**SET TASK:**
In the data below, find each line containing the string "this" and return it.

**EXTRACTED ENTRIES:**
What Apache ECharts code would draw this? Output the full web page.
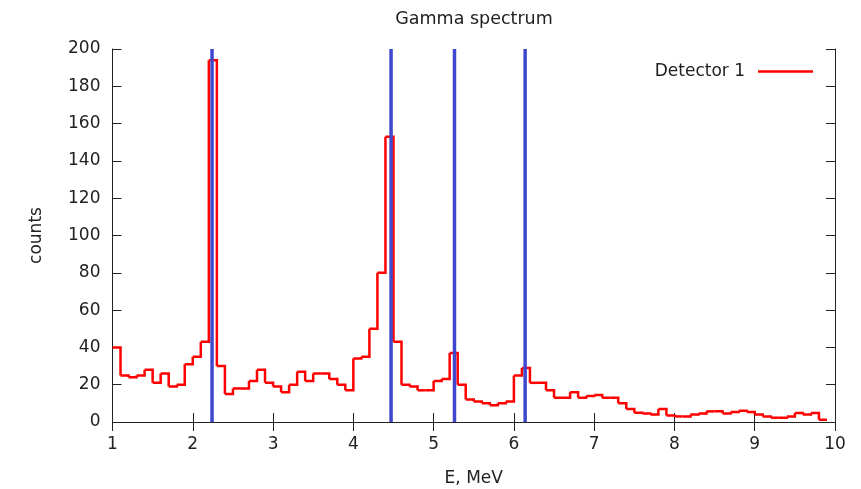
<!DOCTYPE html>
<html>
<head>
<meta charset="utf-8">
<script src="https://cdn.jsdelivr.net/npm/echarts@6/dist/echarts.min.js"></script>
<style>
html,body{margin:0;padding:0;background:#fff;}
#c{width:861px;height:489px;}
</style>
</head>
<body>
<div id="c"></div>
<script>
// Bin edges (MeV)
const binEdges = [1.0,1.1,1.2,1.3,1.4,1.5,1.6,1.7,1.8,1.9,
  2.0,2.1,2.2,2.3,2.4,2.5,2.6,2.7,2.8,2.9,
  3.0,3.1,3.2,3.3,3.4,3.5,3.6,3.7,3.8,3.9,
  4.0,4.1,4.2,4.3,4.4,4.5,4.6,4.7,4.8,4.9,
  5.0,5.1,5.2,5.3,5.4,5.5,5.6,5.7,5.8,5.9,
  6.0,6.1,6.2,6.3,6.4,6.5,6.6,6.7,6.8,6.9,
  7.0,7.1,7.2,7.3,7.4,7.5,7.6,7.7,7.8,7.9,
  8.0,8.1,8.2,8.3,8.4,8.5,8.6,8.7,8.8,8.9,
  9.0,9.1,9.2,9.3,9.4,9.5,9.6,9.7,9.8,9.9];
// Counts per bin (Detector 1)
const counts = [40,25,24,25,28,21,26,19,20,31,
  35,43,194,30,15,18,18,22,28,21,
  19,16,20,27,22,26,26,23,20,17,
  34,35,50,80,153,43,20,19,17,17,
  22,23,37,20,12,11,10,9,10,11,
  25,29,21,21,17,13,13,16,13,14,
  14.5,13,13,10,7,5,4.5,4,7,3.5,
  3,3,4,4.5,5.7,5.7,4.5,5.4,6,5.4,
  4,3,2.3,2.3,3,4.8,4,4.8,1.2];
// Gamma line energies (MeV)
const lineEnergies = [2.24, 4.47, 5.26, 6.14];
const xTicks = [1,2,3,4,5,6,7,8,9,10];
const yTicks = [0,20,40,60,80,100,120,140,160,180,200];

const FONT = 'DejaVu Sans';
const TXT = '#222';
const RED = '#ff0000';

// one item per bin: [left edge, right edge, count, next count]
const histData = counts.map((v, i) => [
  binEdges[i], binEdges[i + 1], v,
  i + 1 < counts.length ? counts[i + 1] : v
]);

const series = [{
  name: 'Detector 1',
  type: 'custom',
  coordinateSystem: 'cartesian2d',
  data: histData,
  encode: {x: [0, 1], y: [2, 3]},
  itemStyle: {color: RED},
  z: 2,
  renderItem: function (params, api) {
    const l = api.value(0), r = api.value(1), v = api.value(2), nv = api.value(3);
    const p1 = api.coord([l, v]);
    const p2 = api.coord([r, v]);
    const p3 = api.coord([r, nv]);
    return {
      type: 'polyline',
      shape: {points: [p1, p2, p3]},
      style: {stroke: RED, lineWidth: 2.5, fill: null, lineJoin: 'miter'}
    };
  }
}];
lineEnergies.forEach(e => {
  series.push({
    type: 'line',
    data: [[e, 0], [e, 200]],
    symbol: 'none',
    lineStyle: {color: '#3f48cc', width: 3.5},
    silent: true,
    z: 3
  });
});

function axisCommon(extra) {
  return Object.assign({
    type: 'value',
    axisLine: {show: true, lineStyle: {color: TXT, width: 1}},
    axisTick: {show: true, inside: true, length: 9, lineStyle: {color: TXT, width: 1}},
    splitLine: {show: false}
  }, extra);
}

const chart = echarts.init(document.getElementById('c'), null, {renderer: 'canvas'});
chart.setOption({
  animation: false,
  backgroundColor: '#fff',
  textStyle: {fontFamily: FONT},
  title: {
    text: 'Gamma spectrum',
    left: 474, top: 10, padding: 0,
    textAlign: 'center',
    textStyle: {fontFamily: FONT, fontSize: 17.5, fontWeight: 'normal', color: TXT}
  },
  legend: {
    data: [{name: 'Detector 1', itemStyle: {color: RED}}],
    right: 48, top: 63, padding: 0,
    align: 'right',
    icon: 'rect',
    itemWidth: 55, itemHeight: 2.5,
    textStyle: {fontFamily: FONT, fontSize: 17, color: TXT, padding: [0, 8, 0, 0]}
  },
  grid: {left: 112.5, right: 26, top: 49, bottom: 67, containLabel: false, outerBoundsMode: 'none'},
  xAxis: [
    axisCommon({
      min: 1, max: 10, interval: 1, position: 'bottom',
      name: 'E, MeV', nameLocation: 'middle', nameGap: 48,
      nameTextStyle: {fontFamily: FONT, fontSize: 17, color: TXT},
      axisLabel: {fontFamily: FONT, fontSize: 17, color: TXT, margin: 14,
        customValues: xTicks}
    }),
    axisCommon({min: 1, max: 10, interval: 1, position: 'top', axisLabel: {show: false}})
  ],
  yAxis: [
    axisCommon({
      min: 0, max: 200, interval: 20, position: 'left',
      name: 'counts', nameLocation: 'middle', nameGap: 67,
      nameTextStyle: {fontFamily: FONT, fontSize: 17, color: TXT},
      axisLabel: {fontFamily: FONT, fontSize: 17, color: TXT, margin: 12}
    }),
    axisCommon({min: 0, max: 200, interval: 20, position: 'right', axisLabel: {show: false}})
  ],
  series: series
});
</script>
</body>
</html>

==

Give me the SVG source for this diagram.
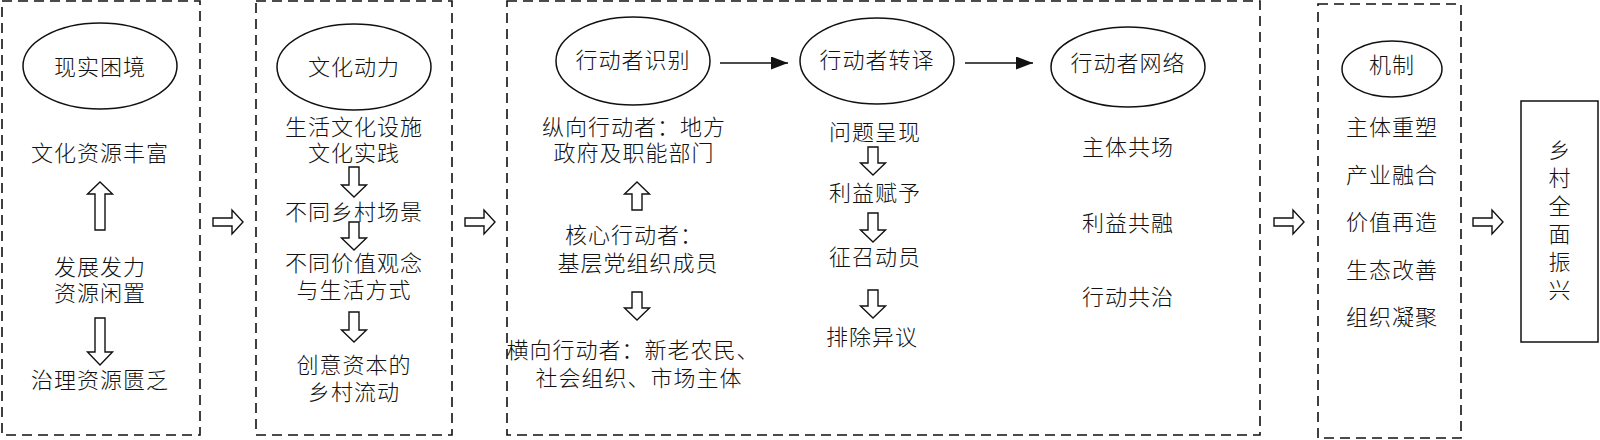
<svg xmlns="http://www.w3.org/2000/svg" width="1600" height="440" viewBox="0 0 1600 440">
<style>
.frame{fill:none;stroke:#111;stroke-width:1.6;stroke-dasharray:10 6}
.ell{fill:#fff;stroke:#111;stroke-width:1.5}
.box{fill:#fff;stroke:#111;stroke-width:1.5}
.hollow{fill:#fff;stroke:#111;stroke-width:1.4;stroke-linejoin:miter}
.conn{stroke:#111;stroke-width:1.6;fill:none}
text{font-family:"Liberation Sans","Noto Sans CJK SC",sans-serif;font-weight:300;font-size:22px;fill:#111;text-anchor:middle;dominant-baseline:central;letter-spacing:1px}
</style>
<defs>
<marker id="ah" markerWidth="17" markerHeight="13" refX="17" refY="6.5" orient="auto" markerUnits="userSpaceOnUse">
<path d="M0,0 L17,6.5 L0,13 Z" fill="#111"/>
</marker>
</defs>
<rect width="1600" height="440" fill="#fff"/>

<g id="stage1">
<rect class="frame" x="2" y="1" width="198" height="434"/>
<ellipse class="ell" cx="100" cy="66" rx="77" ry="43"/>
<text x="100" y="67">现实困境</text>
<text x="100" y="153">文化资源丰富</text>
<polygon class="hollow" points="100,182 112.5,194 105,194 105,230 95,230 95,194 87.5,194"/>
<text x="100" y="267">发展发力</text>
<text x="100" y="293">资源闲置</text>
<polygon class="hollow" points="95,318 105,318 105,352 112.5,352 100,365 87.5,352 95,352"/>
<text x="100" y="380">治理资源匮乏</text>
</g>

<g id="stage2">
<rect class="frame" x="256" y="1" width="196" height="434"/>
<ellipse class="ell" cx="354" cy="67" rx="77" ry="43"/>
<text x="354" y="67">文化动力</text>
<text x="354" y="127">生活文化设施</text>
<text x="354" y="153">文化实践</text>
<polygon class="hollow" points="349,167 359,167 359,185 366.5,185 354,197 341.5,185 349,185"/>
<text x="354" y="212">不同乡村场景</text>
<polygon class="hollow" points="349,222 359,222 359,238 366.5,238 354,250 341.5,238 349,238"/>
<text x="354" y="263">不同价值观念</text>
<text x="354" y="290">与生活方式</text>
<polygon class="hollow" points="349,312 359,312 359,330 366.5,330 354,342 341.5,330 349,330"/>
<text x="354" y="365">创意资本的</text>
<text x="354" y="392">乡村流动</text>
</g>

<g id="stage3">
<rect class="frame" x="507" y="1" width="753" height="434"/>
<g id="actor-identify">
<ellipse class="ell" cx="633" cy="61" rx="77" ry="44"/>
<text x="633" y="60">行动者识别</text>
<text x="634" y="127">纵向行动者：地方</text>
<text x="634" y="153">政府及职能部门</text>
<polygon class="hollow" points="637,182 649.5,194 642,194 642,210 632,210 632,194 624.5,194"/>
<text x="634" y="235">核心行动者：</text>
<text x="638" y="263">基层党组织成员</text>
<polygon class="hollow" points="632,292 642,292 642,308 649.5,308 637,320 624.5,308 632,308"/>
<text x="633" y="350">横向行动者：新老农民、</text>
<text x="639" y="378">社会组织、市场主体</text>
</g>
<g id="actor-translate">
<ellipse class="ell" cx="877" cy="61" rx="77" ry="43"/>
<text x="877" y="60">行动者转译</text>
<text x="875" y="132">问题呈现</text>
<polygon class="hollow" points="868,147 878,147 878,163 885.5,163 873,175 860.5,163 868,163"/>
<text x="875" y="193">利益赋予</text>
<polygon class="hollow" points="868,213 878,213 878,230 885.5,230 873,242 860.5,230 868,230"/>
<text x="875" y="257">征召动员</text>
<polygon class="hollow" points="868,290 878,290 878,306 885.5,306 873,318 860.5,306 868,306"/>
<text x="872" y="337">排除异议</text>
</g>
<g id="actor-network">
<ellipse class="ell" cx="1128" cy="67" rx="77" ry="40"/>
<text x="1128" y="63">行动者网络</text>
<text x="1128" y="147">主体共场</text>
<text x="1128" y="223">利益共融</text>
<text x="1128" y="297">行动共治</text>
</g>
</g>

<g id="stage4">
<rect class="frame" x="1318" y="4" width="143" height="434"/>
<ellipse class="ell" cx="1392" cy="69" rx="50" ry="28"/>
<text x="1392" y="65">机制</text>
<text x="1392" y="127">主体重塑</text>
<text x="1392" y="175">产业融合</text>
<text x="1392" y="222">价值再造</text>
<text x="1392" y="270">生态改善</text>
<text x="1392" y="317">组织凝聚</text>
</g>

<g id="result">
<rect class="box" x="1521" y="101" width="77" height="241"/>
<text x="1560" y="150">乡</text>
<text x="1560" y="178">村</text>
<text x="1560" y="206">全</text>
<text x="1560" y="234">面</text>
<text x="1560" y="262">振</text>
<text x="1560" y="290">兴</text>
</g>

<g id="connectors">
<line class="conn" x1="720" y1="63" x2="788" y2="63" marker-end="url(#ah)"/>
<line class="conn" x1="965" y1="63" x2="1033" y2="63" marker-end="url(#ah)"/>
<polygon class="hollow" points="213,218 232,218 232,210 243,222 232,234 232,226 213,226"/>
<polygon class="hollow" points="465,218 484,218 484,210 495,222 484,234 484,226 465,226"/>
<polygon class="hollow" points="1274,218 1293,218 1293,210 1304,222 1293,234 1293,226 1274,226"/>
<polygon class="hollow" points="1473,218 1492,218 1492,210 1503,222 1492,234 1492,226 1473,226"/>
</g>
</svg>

**FULL RESPONSE:**
What Apache ECharts code would draw this? Output the full web page.
Give me the SVG source for this diagram.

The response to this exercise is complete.